Fanatisme yang tertanam pada supporter sepak bola yang melakukan kekerasan tentu sudah kelewat batas dan tidak proporsional. Kecintaan yang terlalu dalam bahkan melebih kecintaan pada diri sendiri, akibatnya mereka akan lebih mudah untuk membenci pihak yang berlawanan.

Fanatisme ini juga berasal dari kecintaan kepada daerah asal yang direpresentasikan oleh klub sepak bola.

Budaya Premanisme

simomot.com

Semua bentuk perkelahian massal, tawuran atau pengroyokan, baik dilakukan pelajar, supporter, ataupun warga biasa adalah manifestasi dari budaya premanisme.

Bahkan perguruan pencak silat yang punya nilai dan fiolosofi saja menjadi langganan dalam tawuran. Jadi jangan heran jika supporter yang identik dengan kerumunan, ditambah latar belakang ekonomi dan pendidikan juga banyak melakukan kekerasan.
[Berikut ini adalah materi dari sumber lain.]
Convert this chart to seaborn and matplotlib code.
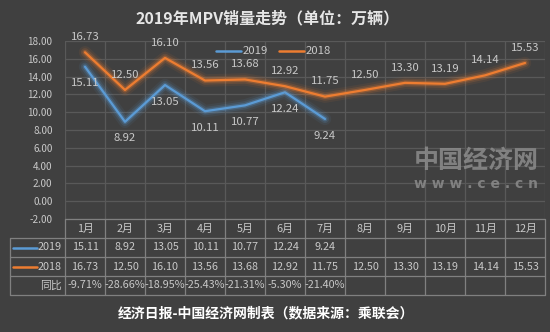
import numpy as np
import pandas as pd
import matplotlib
matplotlib.use("Agg")
import matplotlib.pyplot as plt
import matplotlib.patheffects as pe
import seaborn as sns

# ---- data ----
months = ["1月", "2月", "3月", "4月", "5月", "6月", "7月", "8月", "9月", "10月", "11月", "12月"]
sales_2019 = [15.11, 8.92, 13.05, 10.11, 10.77, 12.24, 9.24]
sales_2018 = [16.73, 12.50, 16.10, 13.56, 13.68, 12.92, 11.75, 12.50, 13.30, 13.19, 14.14, 15.53]
yoy_labels = ["-9.71%", "-28.66%", "-18.95%", "-25.43%", "-21.31%", "-5.30%", "-21.40%"]
series_names = ["2019", "2018"]
y_ticks = [-2, 0, 2, 4, 6, 8, 10, 12, 14, 16, 18]

title = "2019年MPV销量走势（单位：万辆）"
footer = "经济日报-中国经济网制表（数据来源：乘联会）"

# ---- style ----
BG = "#404040"
GRID = "#595959"
TABLE_LINE = "#808080"
TXT = "#c8c8c8"
BLUE = "#5B9BD5"
ORANGE = "#ED7D31"

sns.set_theme(style="dark")
plt.rcParams["font.family"] = ["Noto Sans CJK SC", "DejaVu Sans"]
plt.rcParams["axes.unicode_minus"] = False

W, H = 550, 332
fig = plt.figure(figsize=(W / 100, H / 100), dpi=100, facecolor=BG)

def fbox(x0, y0, x1, y1):
    return [x0 / W, 1 - y1 / H, (x1 - x0) / W, (y1 - y0) / H]

ax = fig.add_axes(fbox(65, 41, 545, 219))
ax.set_facecolor(BG)

df = pd.concat([
    pd.DataFrame({"pos": np.arange(len(sales_2019)), "value": sales_2019, "year": series_names[0]}),
    pd.DataFrame({"pos": np.arange(len(sales_2018)), "value": sales_2018, "year": series_names[1]}),
])
palette = {series_names[0]: BLUE, series_names[1]: ORANGE}
sns.lineplot(data=df, x="pos", y="value", hue="year", palette=palette, linewidth=1.6,
             ax=ax, legend=False, zorder=5)

for line, col in zip(ax.get_lines(), [BLUE, ORANGE]):
    line.set_path_effects([
        pe.Stroke(linewidth=9, foreground=col, alpha=0.08),
        pe.Stroke(linewidth=6, foreground=col, alpha=0.15),
        pe.Stroke(linewidth=3.5, foreground=col, alpha=0.3),
        pe.Normal(),
    ])

ax.set_xlim(-0.5, len(months) - 0.5)
ax.set_ylim(min(y_ticks), max(y_ticks))
ax.set_yticks(y_ticks)
ax.set_yticklabels([f"{v:.2f}" for v in y_ticks], color=TXT, fontsize=7.2)
ax.set_xticks(np.arange(-0.5, len(months) + 0.5, 1.0))
ax.set_xticklabels([])
ax.tick_params(axis="both", length=0, pad=9)
ax.grid(True, color=GRID, linewidth=0.9)
ax.set_axisbelow(True)
ax.set_xlabel("")
ax.set_ylabel("")
for s in ax.spines.values():
    s.set_visible(False)

# data labels
for i, v in enumerate(sales_2018):
    ax.annotate(f"{v:.2f}", (i, v), xytext=(0, 11), textcoords="offset points",
                ha="center", va="center", color=TXT, fontsize=8.2, zorder=6)
for i, v in enumerate(sales_2019):
    ax.annotate(f"{v:.2f}", (i, v), xytext=(0, -12), textcoords="offset points",
                ha="center", va="center", color=TXT, fontsize=8.2, zorder=6)

# legend
ly = 1 - 51 / H
fig.add_artist(plt.Line2D([216 / W, 241 / W], [ly, ly], color=BLUE, linewidth=1.8,
                          transform=fig.transFigure))
fig.text(243 / W, ly, series_names[0], color=TXT, fontsize=8.2, va="center", ha="left")
fig.add_artist(plt.Line2D([279 / W, 304 / W], [ly, ly], color=ORANGE, linewidth=1.8,
                          transform=fig.transFigure))
fig.text(306 / W, ly, series_names[1], color=TXT, fontsize=8.2, va="center", ha="left")

# title / footer / watermark
fig.text(268 / W, 1 - 18 / H, title, color="#e6e6e6", fontsize=11.5, fontweight="bold",
         ha="center", va="center")
fig.text(266 / W, 1 - 313 / H, footer, color="#ffffff", fontsize=10, fontweight="bold",
         ha="center", va="center")
fig.text(476 / W, 1 - 161 / H, "中国经济网", color="#8c8c8c", fontsize=18, fontweight="bold",
         ha="center", va="center", alpha=0.85)
fig.text(476 / W, 1 - 184 / H, "w w w . c e . c n", color="#8c8c8c", fontsize=10, fontweight="bold",
         ha="center", va="center", alpha=0.85, family="DejaVu Sans")

# ---- data table ----
tax = fig.add_axes(fbox(65, 219, 545, 295))
tax.set_xlim(-0.5, len(months) - 0.5)
tax.set_ylim(4, 0)
tax.axis("off")
left = -0.5 - 55 / 40.0
kw = dict(color=TABLE_LINE, linewidth=0.9, clip_on=False)
tax.plot([-0.5, len(months) - 0.5], [0, 0], **kw)
for r in [1, 2, 3, 4]:
    tax.plot([left, len(months) - 0.5], [r, r], **kw)
for c in range(len(months) + 1):
    tax.plot([c - 0.5, c - 0.5], [0, 4], **kw)
tax.plot([left, left], [1, 4], **kw)

tfs = 7.8
for i, m in enumerate(months):
    tax.text(i, 0.5, m, ha="center", va="center", color=TXT, fontsize=tfs)
for i, v in enumerate(sales_2019):
    tax.text(i, 1.5, f"{v:.2f}", ha="center", va="center", color=TXT, fontsize=tfs)
for i, v in enumerate(sales_2018):
    tax.text(i, 2.5, f"{v:.2f}", ha="center", va="center", color=TXT, fontsize=tfs)
for i, s in enumerate(yoy_labels):
    tax.text(i, 3.5, s, ha="center", va="center", color=TXT, fontsize=tfs)

tax.plot([left + 0.07, left + 0.68], [1.5, 1.5], color=BLUE, linewidth=1.8, clip_on=False)
tax.plot([left + 0.07, left + 0.68], [2.5, 2.5], color=ORANGE, linewidth=1.8, clip_on=False)
tax.text(-0.58, 1.5, series_names[0], ha="right", va="center", color=TXT, fontsize=tfs)
tax.text(-0.58, 2.5, series_names[1], ha="right", va="center", color=TXT, fontsize=tfs)
tax.text(-0.58, 3.5, "同比", ha="right", va="center", color=TXT, fontsize=tfs)

fig.savefig("out.png", dpi=100, facecolor=BG)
Pengelola Sepak Bola yang Permisif

detakpalembang.com

Jika ada korban jiwa akibat bentrokan, maka para stakeholder sepak bola baru ramai-ramai untuk turun tangan. Ibaratnya hanya menyelesaikan masalah permukaannya saja, mereka tidak berfikir bagaimana akar masalah dari supporter.

Bisa jadi para pengelola seperti PSSI dan manajemen klub menjadi permisif karena kesengajaan. Itu karena supporter yang militan sama dengan ramainya tiket penonton dan larisnya merchandise, yang artinya pundi-pundi uang bagi mereka. Semoga saja dugaan ini tidak benar.